Although Jackson has had impressive seasons as an offensive coach for teams like the 2001 and 2002 Washington Redskins who had a record season from RB Stephen Davis, and the Bengals from 2004-2006, Jackson’s time spent as an offensive coordinator haven’t been as productive outside of the 2010 Oakland Raiders.
The 2003 Washington Redskins finished 22nd in points scored and a 5-11 record with Jackson as the OC, and the 2007 Atlanta Falcons finished 29th with a 4-12 record.
I have faith in Jackson taking the Bengals’ offense further than Jay Gruden, whose schemes were unbalanced at times – why Dalton threw 51 times against the Chargers last Sunday while Green-Ellis was gaining 5.3 yards a carry and Bernard was running his tail off is beyond me.
However, this will not be the “it” factor for the 2014 Bengals to make noise in the playoffs.
In total, since the last Bengals’ playoff win in 1990, there has been five playoff appearances, with five first round losses.

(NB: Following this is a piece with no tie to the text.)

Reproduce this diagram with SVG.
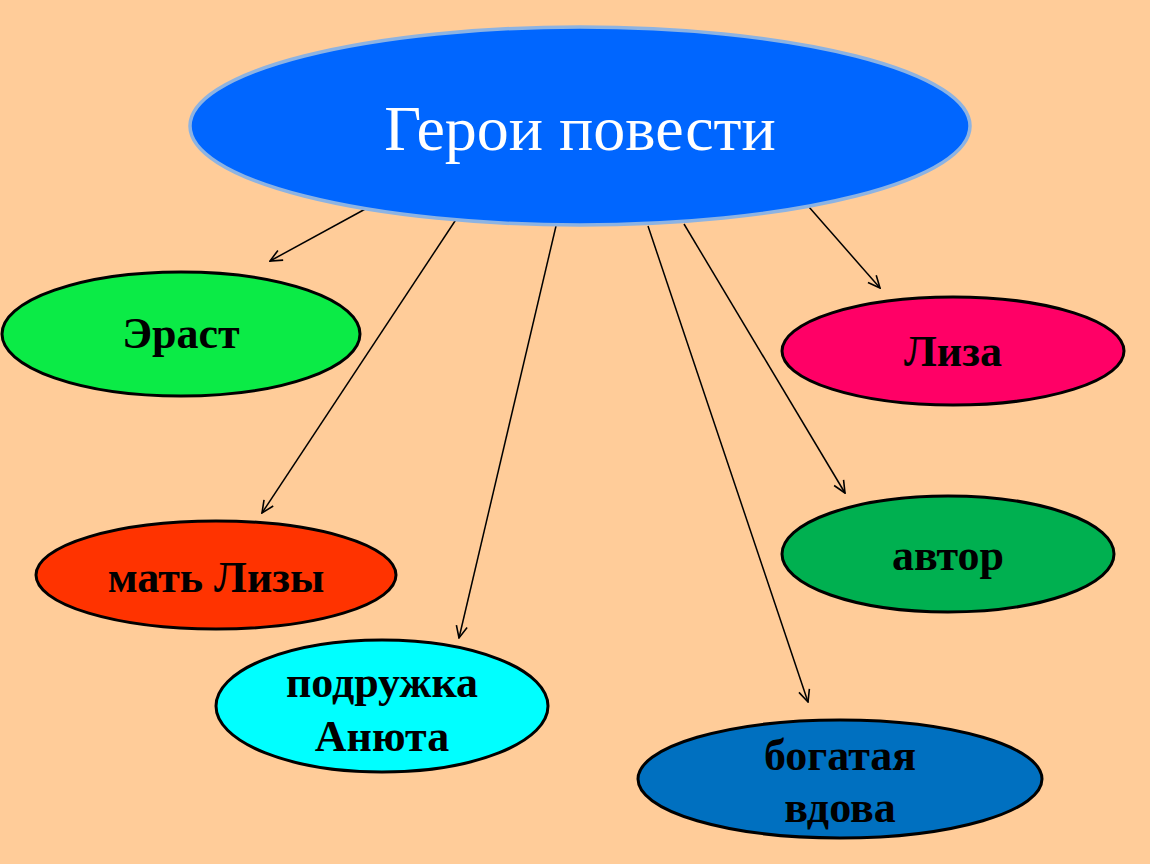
<svg xmlns="http://www.w3.org/2000/svg" width="1150" height="864" viewBox="0 0 1150 864">
<defs>
<style>
.node{stroke:#000;stroke-width:3}
.lbl{font-family:"Liberation Serif","Times New Roman",serif;font-weight:bold;font-size:44px;fill:#000;text-anchor:middle}
.conn line{stroke:#000;stroke-width:1.5;marker-end:url(#arr)}
</style>
<marker id="arr" viewBox="0 0 14 14" refX="13" refY="7" markerWidth="14" markerHeight="14" markerUnits="userSpaceOnUse" orient="auto">
<path d="M1,1.5 L13,7 L1,12.5" fill="none" stroke="#000" stroke-width="1.6"/>
</marker>
</defs>
<rect width="1150" height="864" fill="#FFCC99"/>
<g id="connectors" class="conn">
<line x1="369" y1="207" x2="270" y2="261"/>
<line x1="457" y1="218" x2="262" y2="513"/>
<line x1="556" y1="226" x2="459" y2="638"/>
<line x1="648" y1="226" x2="808" y2="702"/>
<line x1="684" y1="224" x2="845" y2="493"/>
<line x1="809" y1="207" x2="880" y2="288"/>
</g>
<g id="root">
<ellipse cx="580" cy="126" rx="390" ry="99" fill="#0066FF" stroke="#8DB3E2" stroke-width="3.5"/>
<text x="580" y="150" font-family="Liberation Serif,Times New Roman,serif" font-size="64" fill="#fff" text-anchor="middle">Герои повести</text>
</g>
<g id="erast">
<ellipse class="node" cx="181" cy="334" rx="179" ry="62" fill="#0BEB46"/>
<text class="lbl" x="181" y="348">Эраст</text>
</g>
<g id="liza">
<ellipse class="node" cx="953" cy="351" rx="171" ry="54" fill="#FF0066"/>
<text class="lbl" x="953" y="366">Лиза</text>
</g>
<g id="mother">
<ellipse class="node" cx="216" cy="575" rx="180" ry="54" fill="#FF3300"/>
<text class="lbl" x="216" y="592">мать Лизы</text>
</g>
<g id="author">
<ellipse class="node" cx="948" cy="554" rx="166" ry="58" fill="#00B050"/>
<text class="lbl" x="948" y="570">автор</text>
</g>
<g id="anyuta">
<ellipse class="node" cx="382" cy="706" rx="166" ry="66" fill="#00FFFF"/>
<text class="lbl" x="382" y="697">подружка</text>
<text class="lbl" x="382" y="751">Анюта</text>
</g>
<g id="widow">
<ellipse class="node" cx="840" cy="779" rx="202" ry="59" fill="#0070C0"/>
<text class="lbl" x="840" y="770">богатая</text>
<text class="lbl" x="840" y="822">вдова</text>
</g>
</svg>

This most recent against the San Diego Chargers put the Bengals in prestigious loser territory, tying seven other teams for most consecutive early exits in the playoffs.
This team had by far the most talent on both sides of the ball than any other since the ’80s, and somehow, against one of the worst ranking defenses in the league, the offense musters one lousy touchdown. Not just that, but this was the only offensive touchdown in three playoff appearances.
Whether or not it’s Jay Gruden, Hue Jackson, or the resurrected Paul Brown himself as the Bengals’ OC, this team needs more than a strategist to win the playoffs.
If the Bengals want to make some serious strides in 2014, just running the ball more often won’t do it. The offensive line will need to have better pass protection in 2014 because Dalton is not a good enough quarterback yet to deal with pressure like the kind that was engulfing him Sunday. With Andrew Whitworth not getting any younger, and the most likely departure of free agent Anthony Collins, the left side of the line is getting weaker and this team needs a better center than Kyle Cook.
Sure Hue Jackson is a good coach, and if you saw HBO’s Hard Knocks over the summer, you caught glimpses of his boisterous personality that is well received by players. But this team needs a little more of a shake up to right the wrongs of the past 20 years.